— start DATASET SECTION —

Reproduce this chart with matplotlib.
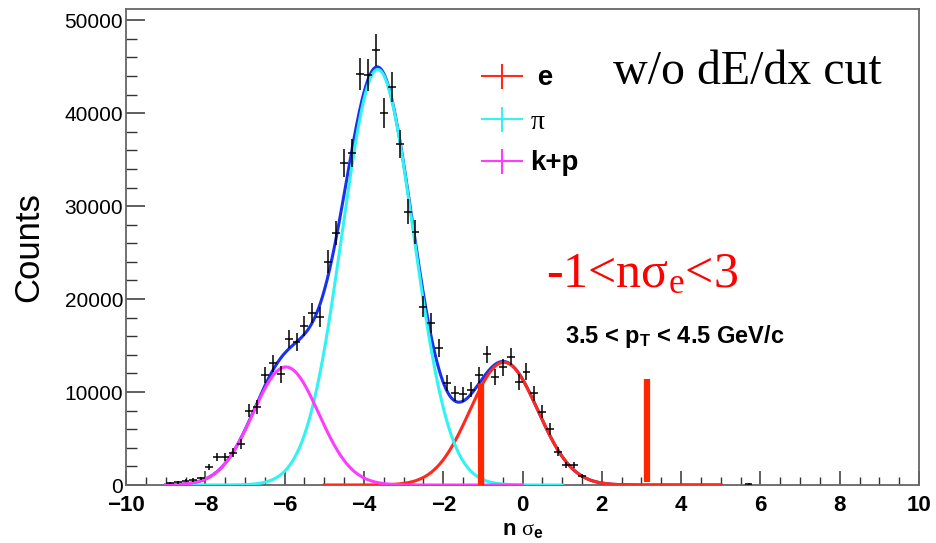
import numpy as np
import matplotlib
matplotlib.use('Agg')
import matplotlib.pyplot as plt
from matplotlib.lines import Line2D
from matplotlib.ticker import MultipleLocator

plt.rcParams['mathtext.fontset'] = 'custom'
plt.rcParams['mathtext.rm'] = 'Liberation Serif'
plt.rcParams['mathtext.it'] = 'Liberation Serif'
plt.rcParams['mathtext.bf'] = 'Liberation Sans:bold'

# histogram points (bin centre, counts, error)
bin_x = [-8.9, -8.7, -8.5, -8.3, -8.1, -7.9, -7.7, -7.5, -7.3, -7.1,
         -6.9, -6.7, -6.5, -6.3, -6.1, -5.9, -5.7, -5.5, -5.3, -5.1,
         -4.9, -4.7, -4.5, -4.3, -4.1, -3.9, -3.7, -3.5, -3.3, -3.1,
         -2.9, -2.7, -2.5, -2.3, -2.1, -1.9, -1.7, -1.5, -1.3, -1.1,
         -0.9, -0.7, -0.5, -0.3, -0.1, 0.1, 0.3, 0.5, 0.7, 0.9,
         1.1, 1.3, 1.5, 5.7]
counts = [200, 300, 450, 550, 700, 1950, 2980, 2980, 3470, 4370,
          7990, 8420, 11850, 13100, 11900, 15700, 15400, 17100, 18500, 18100,
          24000, 27100, 34600, 35700, 44200, 44100, 46800, 40000, 42800, 36700,
          29400, 27200, 19200, 17450, 14700, 11000, 9850, 9750, 10250, 11800,
          14050, 11650, 12650, 13800, 11100, 12200, 9850, 7900, 6000, 3580,
          2150, 2150, 970, 150]
count_err = [110, 140, 170, 190, 210, 350, 440, 440, 470, 530,
             715, 735, 870, 915, 875, 1000, 995, 1045, 1090, 1075,
             1240, 1315, 1490, 1510, 1680, 1680, 1730, 1600, 1655, 1530,
             1370, 1320, 1110, 1055, 970, 840, 795, 790, 810, 870,
             950, 865, 900, 940, 845, 885, 795, 710, 620, 480,
             370, 370, 250, 100]
bin_halfwidth = 0.1

# gaussian fits: amplitude, mean, sigma ; and the range each one is drawn on
kp_fit = [12700, -5.97, 0.83]
pi_fit = [44700, -3.65, 0.90]
e_fit = [13200, -0.47, 0.86]
kp_range = [-9, 0]
pi_range = [-9, 1]
e_range = [-5, 5]
tot_range = [-9, 5]

# hand drawn cut markers
cut_x = [-1.05, 3.15]
cut_lo = [0, 300]
cut_hi = [10900, 11400]

col_e = '#ff2a1a'
col_pi = '#33f2f2'
col_kp = '#ff3bff'
col_tot = '#1a30f0'
col_cut = '#ff2600'


def gaus(x, p):
    return p[0] * np.exp(-0.5 * ((x - p[1]) / p[2]) ** 2)


fig = plt.figure(figsize=(9.37, 5.43), dpi=100)
ax = fig.add_axes([0.1345, 0.1068, 0.8463, 0.8766])

xt = np.linspace(tot_range[0], tot_range[1], 600)
ax.plot(xt, gaus(xt, kp_fit) + gaus(xt, pi_fit) + gaus(xt, e_fit), color=col_tot, lw=2.2, zorder=3)
xe = np.linspace(e_range[0], e_range[1], 400)
ax.plot(xe, gaus(xe, e_fit), color=col_e, lw=2.2, zorder=4)
xp = np.linspace(pi_range[0], pi_range[1], 400)
ax.plot(xp, gaus(xp, pi_fit), color=col_pi, lw=2.2, zorder=4)
xk = np.linspace(kp_range[0], kp_range[1], 400)
ax.plot(xk, gaus(xk, kp_fit), color=col_kp, lw=2.2, zorder=5)

ax.errorbar(bin_x, counts, xerr=bin_halfwidth, yerr=count_err, fmt='none',
            ecolor='black', elinewidth=1.1, capsize=0, zorder=6)

for cx, lo, hi in zip(cut_x, cut_lo, cut_hi):
    ax.plot([cx, cx], [lo, hi], color=col_cut, lw=4.5, solid_capstyle='butt', zorder=7)

ax.set_xlim(-10, 10)
ax.set_ylim(0, 51200)
ax.xaxis.set_major_locator(MultipleLocator(2))
ax.xaxis.set_minor_locator(MultipleLocator(0.5))
ax.yaxis.set_major_locator(MultipleLocator(10000))
ax.yaxis.set_minor_locator(MultipleLocator(2000))
ax.tick_params(axis='x', which='major', direction='in', length=10, width=1.1, pad=7, color='#333333')
ax.tick_params(axis='x', which='minor', direction='in', length=5.5, width=1.0, color='#333333')
ax.tick_params(axis='y', which='major', direction='in', length=14, width=1.1, pad=2, color='#333333')
ax.tick_params(axis='y', which='minor', direction='in', length=8, width=1.0, color='#333333')
for lab in ax.get_xticklabels():
    lab.set_fontfamily('Liberation Sans')
    lab.set_fontweight('bold')
    lab.set_fontsize(16)
for lab in ax.get_yticklabels():
    lab.set_fontfamily('Liberation Sans')
    lab.set_fontsize(15)
for sp in ax.spines.values():
    sp.set_color('#666666')
    sp.set_linewidth(1.3)

ax.set_ylabel('Counts', fontfamily='Liberation Sans', fontsize=25, labelpad=14)
ax.set_xlabel(r'$\mathbf{n}\ \sigma_{\mathbf{e}}$', fontsize=16, labelpad=3)

handles = [Line2D([], [], color=c, lw=1.5, marker='|', markersize=18, markeredgewidth=1.5)
           for c in (col_e, col_pi, col_kp)]
leg = ax.legend(handles, [' e', r'$\pi$', 'k+p'], loc='upper left',
                bbox_to_anchor=(0.431, 0.911), frameon=False, fontsize=20,
                handlelength=1.45, handletextpad=0.3, labelspacing=0.56, borderpad=0)
tx = leg.get_texts()
tx[0].set_fontfamily('Liberation Sans')
tx[0].set_fontweight('bold')
tx[2].set_fontfamily('Liberation Sans')
tx[2].set_fontweight('bold')

ax.text(0.614, 0.842, 'w/o dE/dx cut', transform=ax.transAxes,
        fontfamily='Liberation Serif', fontsize=34.5, ha='left', va='baseline')
ax.text(0.53, 0.415, '-1<nσ$_{e}$<3', transform=ax.transAxes, color='red',
        fontfamily='Liberation Serif', fontsize=36, ha='left', va='baseline')
ax.text(0.553, 0.298, r'3.5 < p$_{\mathbf{T}}$ < 4.5 GeV/c', transform=ax.transAxes,
        fontfamily='Liberation Sans', fontweight='bold', fontsize=17, ha='left', va='baseline')

fig.savefig('out.png', dpi=100)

— end DATASET SECTION —

■ GIVEN TASK:
Except for the pictures, reproduce every line exactly.

■ RESULT OF THE EXERCISE:
Reproduce this chart with matplotlib.
import numpy as np
import matplotlib
matplotlib.use('Agg')
import matplotlib.pyplot as plt
from matplotlib.lines import Line2D
from matplotlib.ticker import MultipleLocator

plt.rcParams['mathtext.fontset'] = 'custom'
plt.rcParams['mathtext.rm'] = 'Liberation Serif'
plt.rcParams['mathtext.it'] = 'Liberation Serif'
plt.rcParams['mathtext.bf'] = 'Liberation Sans:bold'

# histogram points (bin centre, counts, error)
bin_x = [-8.9, -8.7, -8.5, -8.3, -8.1, -7.9, -7.7, -7.5, -7.3, -7.1,
         -6.9, -6.7, -6.5, -6.3, -6.1, -5.9, -5.7, -5.5, -5.3, -5.1,
         -4.9, -4.7, -4.5, -4.3, -4.1, -3.9, -3.7, -3.5, -3.3, -3.1,
         -2.9, -2.7, -2.5, -2.3, -2.1, -1.9, -1.7, -1.5, -1.3, -1.1,
         -0.9, -0.7, -0.5, -0.3, -0.1, 0.1, 0.3, 0.5, 0.7, 0.9,
         1.1, 1.3, 1.5, 5.7]
counts = [200, 300, 450, 550, 700, 1950, 2980, 2980, 3470, 4370,
          7990, 8420, 11850, 13100, 11900, 15700, 15400, 17100, 18500, 18100,
          24000, 27100, 34600, 35700, 44200, 44100, 46800, 40000, 42800, 36700,
          29400, 27200, 19200, 17450, 14700, 11000, 9850, 9750, 10250, 11800,
          14050, 11650, 12650, 13800, 11100, 12200, 9850, 7900, 6000, 3580,
          2150, 2150, 970, 150]
count_err = [110, 140, 170, 190, 210, 350, 440, 440, 470, 530,
             715, 735, 870, 915, 875, 1000, 995, 1045, 1090, 1075,
             1240, 1315, 1490, 1510, 1680, 1680, 1730, 1600, 1655, 1530,
             1370, 1320, 1110, 1055, 970, 840, 795, 790, 810, 870,
             950, 865, 900, 940, 845, 885, 795, 710, 620, 480,
             370, 370, 250, 100]
bin_halfwidth = 0.1

# gaussian fits: amplitude, mean, sigma ; and the range each one is drawn on
kp_fit = [12700, -5.97, 0.83]
pi_fit = [44700, -3.65, 0.90]
e_fit = [13200, -0.47, 0.86]
kp_range = [-9, 0]
pi_range = [-9, 1]
e_range = [-5, 5]
tot_range = [-9, 5]

# hand drawn cut markers
cut_x = [-1.05, 3.15]
cut_lo = [0, 300]
cut_hi = [10900, 11400]

col_e = '#ff2a1a'
col_pi = '#33f2f2'
col_kp = '#ff3bff'
col_tot = '#1a30f0'
col_cut = '#ff2600'


def gaus(x, p):
    return p[0] * np.exp(-0.5 * ((x - p[1]) / p[2]) ** 2)


fig = plt.figure(figsize=(9.37, 5.43), dpi=100)
ax = fig.add_axes([0.1345, 0.1068, 0.8463, 0.8766])

xt = np.linspace(tot_range[0], tot_range[1], 600)
ax.plot(xt, gaus(xt, kp_fit) + gaus(xt, pi_fit) + gaus(xt, e_fit), color=col_tot, lw=2.2, zorder=3)
xe = np.linspace(e_range[0], e_range[1], 400)
ax.plot(xe, gaus(xe, e_fit), color=col_e, lw=2.2, zorder=4)
xp = np.linspace(pi_range[0], pi_range[1], 400)
ax.plot(xp, gaus(xp, pi_fit), color=col_pi, lw=2.2, zorder=4)
xk = np.linspace(kp_range[0], kp_range[1], 400)
ax.plot(xk, gaus(xk, kp_fit), color=col_kp, lw=2.2, zorder=5)

ax.errorbar(bin_x, counts, xerr=bin_halfwidth, yerr=count_err, fmt='none',
            ecolor='black', elinewidth=1.1, capsize=0, zorder=6)

for cx, lo, hi in zip(cut_x, cut_lo, cut_hi):
    ax.plot([cx, cx], [lo, hi], color=col_cut, lw=4.5, solid_capstyle='butt', zorder=7)

ax.set_xlim(-10, 10)
ax.set_ylim(0, 51200)
ax.xaxis.set_major_locator(MultipleLocator(2))
ax.xaxis.set_minor_locator(MultipleLocator(0.5))
ax.yaxis.set_major_locator(MultipleLocator(10000))
ax.yaxis.set_minor_locator(MultipleLocator(2000))
ax.tick_params(axis='x', which='major', direction='in', length=10, width=1.1, pad=7, color='#333333')
ax.tick_params(axis='x', which='minor', direction='in', length=5.5, width=1.0, color='#333333')
ax.tick_params(axis='y', which='major', direction='in', length=14, width=1.1, pad=2, color='#333333')
ax.tick_params(axis='y', which='minor', direction='in', length=8, width=1.0, color='#333333')
for lab in ax.get_xticklabels():
    lab.set_fontfamily('Liberation Sans')
    lab.set_fontweight('bold')
    lab.set_fontsize(16)
for lab in ax.get_yticklabels():
    lab.set_fontfamily('Liberation Sans')
    lab.set_fontsize(15)
for sp in ax.spines.values():
    sp.set_color('#666666')
    sp.set_linewidth(1.3)

ax.set_ylabel('Counts', fontfamily='Liberation Sans', fontsize=25, labelpad=14)
ax.set_xlabel(r'$\mathbf{n}\ \sigma_{\mathbf{e}}$', fontsize=16, labelpad=3)

handles = [Line2D([], [], color=c, lw=1.5, marker='|', markersize=18, markeredgewidth=1.5)
           for c in (col_e, col_pi, col_kp)]
leg = ax.legend(handles, [' e', r'$\pi$', 'k+p'], loc='upper left',
                bbox_to_anchor=(0.431, 0.911), frameon=False, fontsize=20,
                handlelength=1.45, handletextpad=0.3, labelspacing=0.56, borderpad=0)
tx = leg.get_texts()
tx[0].set_fontfamily('Liberation Sans')
tx[0].set_fontweight('bold')
tx[2].set_fontfamily('Liberation Sans')
tx[2].set_fontweight('bold')

ax.text(0.614, 0.842, 'w/o dE/dx cut', transform=ax.transAxes,
        fontfamily='Liberation Serif', fontsize=34.5, ha='left', va='baseline')
ax.text(0.53, 0.415, '-1<nσ$_{e}$<3', transform=ax.transAxes, color='red',
        fontfamily='Liberation Serif', fontsize=36, ha='left', va='baseline')
ax.text(0.553, 0.298, r'3.5 < p$_{\mathbf{T}}$ < 4.5 GeV/c', transform=ax.transAxes,
        fontfamily='Liberation Sans', fontweight='bold', fontsize=17, ha='left', va='baseline')

fig.savefig('out.png', dpi=100)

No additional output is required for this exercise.